Getting the message out

Tomeu Vizoso tomeu at sugarlabs.org
Sat Jan 17 10:59:38 EST 2009


On Sat, Jan 17, 2009 at 16:43, Bryan Berry <bryan at olenepal.org> wrote:
> On Sat, 2009-01-17 at 02:23 -0500, Bernie Innocenti wrote:
>> Can anyone spot any factal mistake in the list above?
>>
>> Or things we'd better not say ?
>>
>> Is it exaggeratedly positive?
>
> no, it is a legitimately positive view
>
>> Should we work on a press release or an intervew to deliver this
>> message?
>
> When you deliver a marketing message it shouldn't be just "notice us" we
> need to define our goals and then pursue media attention.
>
> What are the goals?
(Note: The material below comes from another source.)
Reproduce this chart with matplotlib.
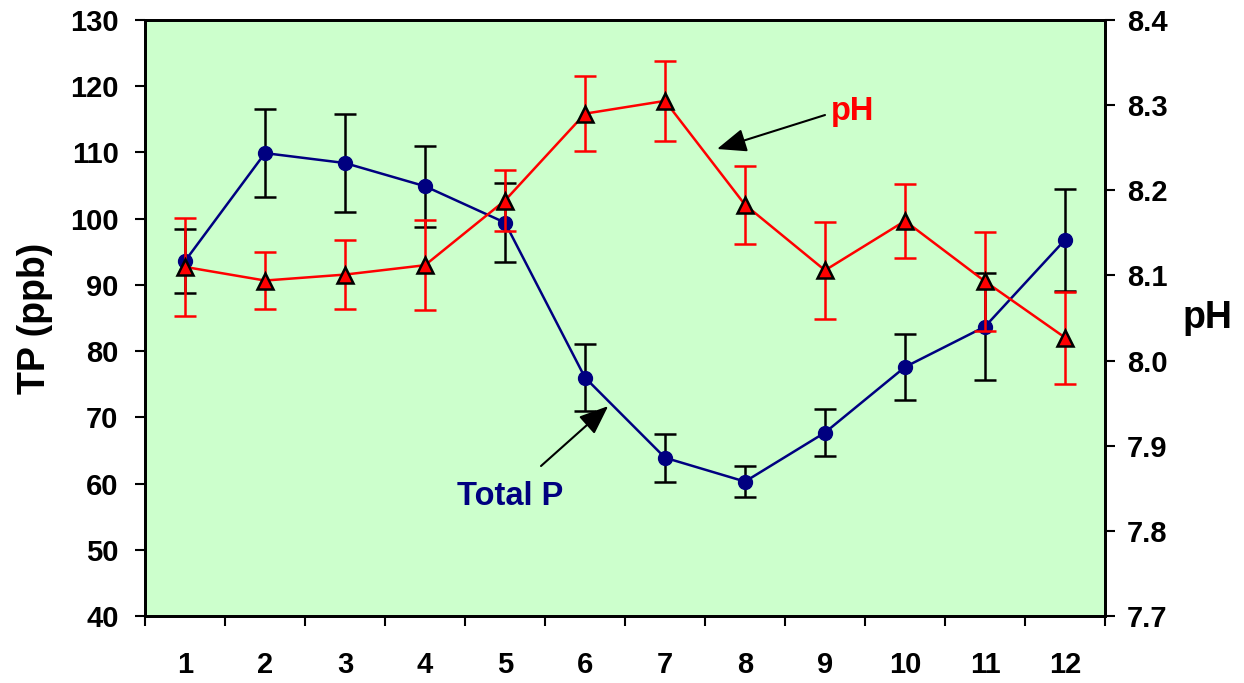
import matplotlib
matplotlib.use("Agg")
import matplotlib.pyplot as plt
from matplotlib.ticker import FixedLocator, NullFormatter

plt.rcParams['font.family'] = ['Liberation Sans', 'DejaVu Sans']
plt.rcParams['font.weight'] = 'bold'

months = [1, 2, 3, 4, 5, 6, 7, 8, 9, 10, 11, 12]
tp = [93.6, 109.9, 108.4, 104.9, 99.4, 76.0, 63.9, 60.3, 67.7, 77.6, 83.7, 96.8]
tp_err = [4.8, 6.7, 7.4, 6.1, 6.0, 5.1, 3.6, 2.3, 3.6, 5.0, 8.1, 7.7]
ph = [8.110, 8.094, 8.101, 8.112, 8.188, 8.290, 8.305, 8.183, 8.106, 8.164, 8.093, 8.027]
ph_err = [0.058, 0.033, 0.041, 0.053, 0.036, 0.044, 0.047, 0.046, 0.057, 0.043, 0.058, 0.054]

tp_ticks = [40, 50, 60, 70, 80, 90, 100, 110, 120, 130]
ph_ticks = [7.7, 7.8, 7.9, 8.0, 8.1, 8.2, 8.3, 8.4]

fig = plt.figure(figsize=(12.44, 6.83), dpi=100)
ax = fig.add_axes([145/1244, 1-616/683, 960/1244, 596/683])
ax.set_facecolor('#CCFFCC')

ax.errorbar(months, tp, yerr=tp_err, color='#000080', lw=1.8, marker='o',
            markersize=10, markerfacecolor='#000080', markeredgecolor='#000080',
            ecolor='black', elinewidth=1.8, capsize=8, capthick=1.8, zorder=3)
ax.set_xlim(0.5, 12.5)
ax.set_ylim(40, 130)
ax.set_yticks(tp_ticks)
ax.set_xticks(months)
ax.xaxis.set_minor_locator(FixedLocator([m + 0.5 for m in [0] + months]))
ax.xaxis.set_minor_formatter(NullFormatter())
ax.tick_params(axis='x', which='major', length=0, pad=25, labelsize=21)
ax.tick_params(axis='x', which='minor', length=7, width=1.5, direction='out')
ax.tick_params(axis='y', which='major', length=7, width=1.5, direction='out', labelsize=21, pad=12)
ax.set_ylabel('TP (ppb)', fontsize=27, fontweight='bold')
ax.yaxis.label.set_va('center')
ax.yaxis.set_label_coords((35 - 145) / 960, (616 - 318) / 596)
for s in ax.spines.values():
    s.set_linewidth(2)
    s.set_color('black')

ax2 = ax.twinx()
ax2.errorbar(months, ph, yerr=ph_err, color='#FF0000', lw=1.8, marker='^',
             markersize=11, markerfacecolor='#FF0000', markeredgecolor='black',
             markeredgewidth=1.8, ecolor='#FF0000', elinewidth=1.8, capsize=8,
             capthick=1.8, zorder=3)
ax2.set_ylim(7.7, 8.4)
ax2.set_yticks(ph_ticks)
ax2.set_yticklabels([f'{t:.1f}' for t in ph_ticks])
ax2.tick_params(axis='y', which='major', length=7, width=1.5, direction='out', labelsize=21, pad=9)
ax2.set_ylabel('pH', fontsize=27, fontweight='bold', rotation=0)
ax2.yaxis.label.set_va('center')
ax2.yaxis.label.set_ha('center')
ax2.yaxis.set_label_coords((1207 - 145) / 960, (616 - 318) / 596)
for s in ax2.spines.values():
    s.set_linewidth(2)
    s.set_color('black')

arrow_style = '-|>,head_length=0.5,head_width=0.2'
ax2.annotate('', xy=(7.65, 8.2485), xytext=(9.0, 8.2884),
             arrowprops=dict(arrowstyle=arrow_style, color='black', lw=1.5,
                             mutation_scale=36, shrinkA=0, shrinkB=0))
ax2.text(9.35, 8.293, 'pH', color='#FF0000', fontsize=23.5, fontweight='bold',
         ha='center', va='center')
ax.annotate('', xy=(6.29, 71.7), xytext=(5.45, 62.65),
            arrowprops=dict(arrowstyle=arrow_style, color='black', lw=1.5,
                            mutation_scale=36, shrinkA=0, shrinkB=0))
ax.text(5.06, 57.97, 'Total P', color='#000080', fontsize=23.5, fontweight='bold',
        ha='center', va='center', zorder=5)

fig.savefig('out.png', dpi=100)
I believe they are:
> 1) Let people know there is an organization actively supporting sugar.
> 2) differentiate Sugar from OLPC so that OLPC's problems aren't
> perceived as Sugar's
>
> 3 things need to be done and primarily by Walter
>
> 1) Define a support program for countries, both volunteer and on
> contract if requested. Since SL does not employ devs, SL refer those
> requesting support to specific devs for direct employment. Have a
> special support at sugarlabs.org acct/mailing list to handle problems
>
> 2) Break Sugar free from OLPC. This requires a nice slogan. It requires
> changing the "One Laptop Per Child" mantra in our own minds. As long as
> we have OLPC as the goal in our own minds we will be tied to OLPC.
>
> I suggested the slogan be "Sugar[land]: Where kids learn and play" .
> That's the slogan but we need a catchy mission for ourselves. Something
> that expresses that every kid/adult/child deserves the opportunity to
> learn and play. The mantra has to be different from OLPC. We have to
> believe that all kids deserve the opportunity to hang out in Sugarland
> and we don't care about what the device they are using or how they got
> it.

I agree with displacing the OLPC shadow from over us, and
enthusiastically agree with the proposal to switch to "Something that
expresses that every kid/adult/child deserves the opportunity to learn
and play."

But, how will be seen that from the point of view of organizations and
companies that may consider shipping sugar as part of their products?